**What the task asks:** The entries below contain a line with "Write the TikZ code for this diagram." and a line with "(210,0) -- (210,400);". Retype exactly everything from the first down to the second, both included, and nothing else.

**Supplied data:**
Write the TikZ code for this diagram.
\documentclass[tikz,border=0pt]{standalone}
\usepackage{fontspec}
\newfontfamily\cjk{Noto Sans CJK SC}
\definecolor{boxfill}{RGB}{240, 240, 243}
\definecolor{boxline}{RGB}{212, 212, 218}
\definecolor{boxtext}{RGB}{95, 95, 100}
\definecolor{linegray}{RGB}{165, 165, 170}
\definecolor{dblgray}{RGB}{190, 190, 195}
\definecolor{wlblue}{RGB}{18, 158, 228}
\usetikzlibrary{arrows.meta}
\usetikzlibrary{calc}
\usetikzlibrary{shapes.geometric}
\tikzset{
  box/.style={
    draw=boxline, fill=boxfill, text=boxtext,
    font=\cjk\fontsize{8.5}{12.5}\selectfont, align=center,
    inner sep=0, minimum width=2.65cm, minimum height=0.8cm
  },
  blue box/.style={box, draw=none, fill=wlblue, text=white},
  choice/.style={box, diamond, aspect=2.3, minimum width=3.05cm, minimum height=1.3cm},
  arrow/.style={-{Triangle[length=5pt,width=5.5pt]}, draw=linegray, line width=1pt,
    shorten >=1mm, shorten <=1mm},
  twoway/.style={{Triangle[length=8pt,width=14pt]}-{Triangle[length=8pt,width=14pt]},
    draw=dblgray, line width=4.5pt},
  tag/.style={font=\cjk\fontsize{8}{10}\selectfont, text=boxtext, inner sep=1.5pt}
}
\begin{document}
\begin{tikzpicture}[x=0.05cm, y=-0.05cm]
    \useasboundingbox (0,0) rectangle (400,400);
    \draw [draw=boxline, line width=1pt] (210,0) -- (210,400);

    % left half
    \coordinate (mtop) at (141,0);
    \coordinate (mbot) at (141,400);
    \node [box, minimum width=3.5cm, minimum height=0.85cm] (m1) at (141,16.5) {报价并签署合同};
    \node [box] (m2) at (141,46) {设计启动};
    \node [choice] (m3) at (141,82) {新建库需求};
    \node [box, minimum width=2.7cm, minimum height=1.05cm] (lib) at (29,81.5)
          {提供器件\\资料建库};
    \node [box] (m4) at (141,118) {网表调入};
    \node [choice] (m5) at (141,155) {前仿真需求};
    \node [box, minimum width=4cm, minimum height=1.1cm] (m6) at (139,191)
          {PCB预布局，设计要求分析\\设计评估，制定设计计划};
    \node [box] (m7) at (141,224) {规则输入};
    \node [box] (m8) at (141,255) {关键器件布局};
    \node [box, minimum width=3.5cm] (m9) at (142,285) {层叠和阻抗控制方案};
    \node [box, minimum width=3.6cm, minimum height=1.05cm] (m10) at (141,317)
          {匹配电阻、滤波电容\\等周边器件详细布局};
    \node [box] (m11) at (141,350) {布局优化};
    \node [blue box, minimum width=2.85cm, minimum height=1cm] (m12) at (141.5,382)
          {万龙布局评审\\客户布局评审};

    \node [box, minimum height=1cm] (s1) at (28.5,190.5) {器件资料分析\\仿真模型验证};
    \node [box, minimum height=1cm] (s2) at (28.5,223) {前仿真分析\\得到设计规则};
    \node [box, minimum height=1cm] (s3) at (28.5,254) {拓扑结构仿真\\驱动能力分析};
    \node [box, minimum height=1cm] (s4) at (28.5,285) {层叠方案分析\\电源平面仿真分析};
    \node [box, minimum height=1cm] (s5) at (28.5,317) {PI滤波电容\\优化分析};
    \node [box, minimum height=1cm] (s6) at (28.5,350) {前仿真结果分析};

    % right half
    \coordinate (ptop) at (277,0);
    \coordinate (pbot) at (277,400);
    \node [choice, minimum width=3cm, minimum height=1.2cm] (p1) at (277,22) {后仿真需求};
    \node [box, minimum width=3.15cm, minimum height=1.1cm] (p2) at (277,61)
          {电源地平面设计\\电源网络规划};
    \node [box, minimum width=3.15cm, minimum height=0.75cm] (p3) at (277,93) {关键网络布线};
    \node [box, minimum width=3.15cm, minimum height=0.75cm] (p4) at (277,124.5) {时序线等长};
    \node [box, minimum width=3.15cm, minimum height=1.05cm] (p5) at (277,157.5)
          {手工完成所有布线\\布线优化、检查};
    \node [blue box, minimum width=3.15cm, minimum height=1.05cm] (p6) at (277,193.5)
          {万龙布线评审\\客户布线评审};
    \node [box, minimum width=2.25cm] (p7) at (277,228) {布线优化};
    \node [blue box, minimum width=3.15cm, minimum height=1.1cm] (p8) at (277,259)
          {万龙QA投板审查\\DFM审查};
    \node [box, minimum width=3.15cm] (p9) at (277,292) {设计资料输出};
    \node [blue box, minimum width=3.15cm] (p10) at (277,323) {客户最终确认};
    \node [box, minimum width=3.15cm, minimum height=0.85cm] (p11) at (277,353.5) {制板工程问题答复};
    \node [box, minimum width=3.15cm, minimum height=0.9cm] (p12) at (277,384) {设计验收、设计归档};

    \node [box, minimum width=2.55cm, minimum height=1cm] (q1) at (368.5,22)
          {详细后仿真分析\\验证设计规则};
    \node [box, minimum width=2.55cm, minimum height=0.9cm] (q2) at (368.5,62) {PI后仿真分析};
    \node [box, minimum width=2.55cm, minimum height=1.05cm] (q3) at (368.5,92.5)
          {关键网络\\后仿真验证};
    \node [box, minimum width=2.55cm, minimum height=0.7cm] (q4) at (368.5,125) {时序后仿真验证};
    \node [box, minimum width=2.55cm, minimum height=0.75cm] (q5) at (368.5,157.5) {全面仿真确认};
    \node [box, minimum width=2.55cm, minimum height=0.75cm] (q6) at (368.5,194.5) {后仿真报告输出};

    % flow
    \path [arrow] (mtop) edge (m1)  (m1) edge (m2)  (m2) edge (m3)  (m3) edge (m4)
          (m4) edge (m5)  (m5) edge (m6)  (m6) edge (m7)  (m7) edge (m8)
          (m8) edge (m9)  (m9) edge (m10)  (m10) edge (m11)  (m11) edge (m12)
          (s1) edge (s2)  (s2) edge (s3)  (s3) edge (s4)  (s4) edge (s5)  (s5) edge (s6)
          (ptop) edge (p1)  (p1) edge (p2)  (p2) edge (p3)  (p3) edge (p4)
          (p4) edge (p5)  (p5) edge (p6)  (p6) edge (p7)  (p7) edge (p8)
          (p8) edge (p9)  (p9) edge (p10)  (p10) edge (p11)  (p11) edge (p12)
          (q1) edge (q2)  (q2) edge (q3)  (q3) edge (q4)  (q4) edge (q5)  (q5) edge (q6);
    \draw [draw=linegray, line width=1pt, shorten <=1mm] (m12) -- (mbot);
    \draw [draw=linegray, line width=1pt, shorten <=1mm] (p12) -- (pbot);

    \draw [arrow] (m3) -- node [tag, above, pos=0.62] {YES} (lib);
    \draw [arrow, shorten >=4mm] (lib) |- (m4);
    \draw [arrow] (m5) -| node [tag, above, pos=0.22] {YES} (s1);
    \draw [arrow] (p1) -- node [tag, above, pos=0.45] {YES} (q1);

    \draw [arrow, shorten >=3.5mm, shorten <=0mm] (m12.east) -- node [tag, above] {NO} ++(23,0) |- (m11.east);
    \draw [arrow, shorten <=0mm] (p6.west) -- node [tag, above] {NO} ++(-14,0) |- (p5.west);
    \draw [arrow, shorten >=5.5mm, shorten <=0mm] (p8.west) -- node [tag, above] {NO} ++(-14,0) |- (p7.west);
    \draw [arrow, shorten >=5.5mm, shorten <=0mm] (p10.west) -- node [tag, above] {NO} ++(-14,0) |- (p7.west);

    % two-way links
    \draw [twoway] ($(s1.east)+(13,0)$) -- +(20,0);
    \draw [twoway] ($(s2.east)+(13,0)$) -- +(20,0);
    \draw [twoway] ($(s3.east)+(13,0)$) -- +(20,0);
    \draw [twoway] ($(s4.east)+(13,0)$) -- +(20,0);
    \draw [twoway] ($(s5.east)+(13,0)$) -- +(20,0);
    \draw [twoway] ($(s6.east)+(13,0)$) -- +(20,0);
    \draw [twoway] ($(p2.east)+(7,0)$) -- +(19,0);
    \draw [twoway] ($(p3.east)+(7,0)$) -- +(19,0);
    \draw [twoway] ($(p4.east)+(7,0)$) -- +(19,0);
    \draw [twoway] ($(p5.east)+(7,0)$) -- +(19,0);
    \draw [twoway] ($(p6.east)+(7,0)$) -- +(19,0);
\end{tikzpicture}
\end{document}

==

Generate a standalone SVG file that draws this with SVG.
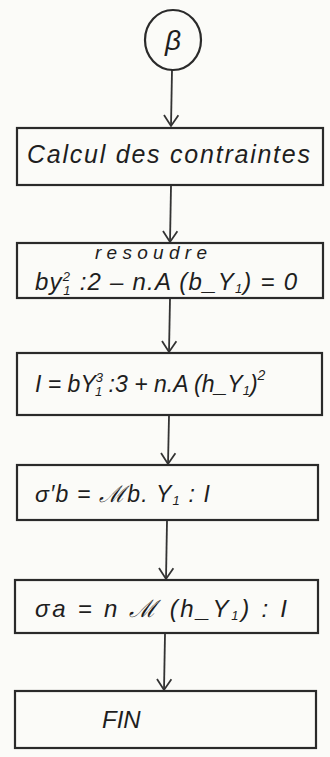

**Exercise answer:**
Write the TikZ code for this diagram.
\documentclass[tikz,border=0pt]{standalone}
\usepackage{fontspec}
\newfontfamily\cjk{Noto Sans CJK SC}
\definecolor{boxfill}{RGB}{240, 240, 243}
\definecolor{boxline}{RGB}{212, 212, 218}
\definecolor{boxtext}{RGB}{95, 95, 100}
\definecolor{linegray}{RGB}{165, 165, 170}
\definecolor{dblgray}{RGB}{190, 190, 195}
\definecolor{wlblue}{RGB}{18, 158, 228}
\usetikzlibrary{arrows.meta}
\usetikzlibrary{calc}
\usetikzlibrary{shapes.geometric}
\tikzset{
  box/.style={
    draw=boxline, fill=boxfill, text=boxtext,
    font=\cjk\fontsize{8.5}{12.5}\selectfont, align=center,
    inner sep=0, minimum width=2.65cm, minimum height=0.8cm
  },
  blue box/.style={box, draw=none, fill=wlblue, text=white},
  choice/.style={box, diamond, aspect=2.3, minimum width=3.05cm, minimum height=1.3cm},
  arrow/.style={-{Triangle[length=5pt,width=5.5pt]}, draw=linegray, line width=1pt,
    shorten >=1mm, shorten <=1mm},
  twoway/.style={{Triangle[length=8pt,width=14pt]}-{Triangle[length=8pt,width=14pt]},
    draw=dblgray, line width=4.5pt},
  tag/.style={font=\cjk\fontsize{8}{10}\selectfont, text=boxtext, inner sep=1.5pt}
}
\begin{document}
\begin{tikzpicture}[x=0.05cm, y=-0.05cm]
    \useasboundingbox (0,0) rectangle (400,400);
    \draw [draw=boxline, line width=1pt] (210,0) -- (210,400);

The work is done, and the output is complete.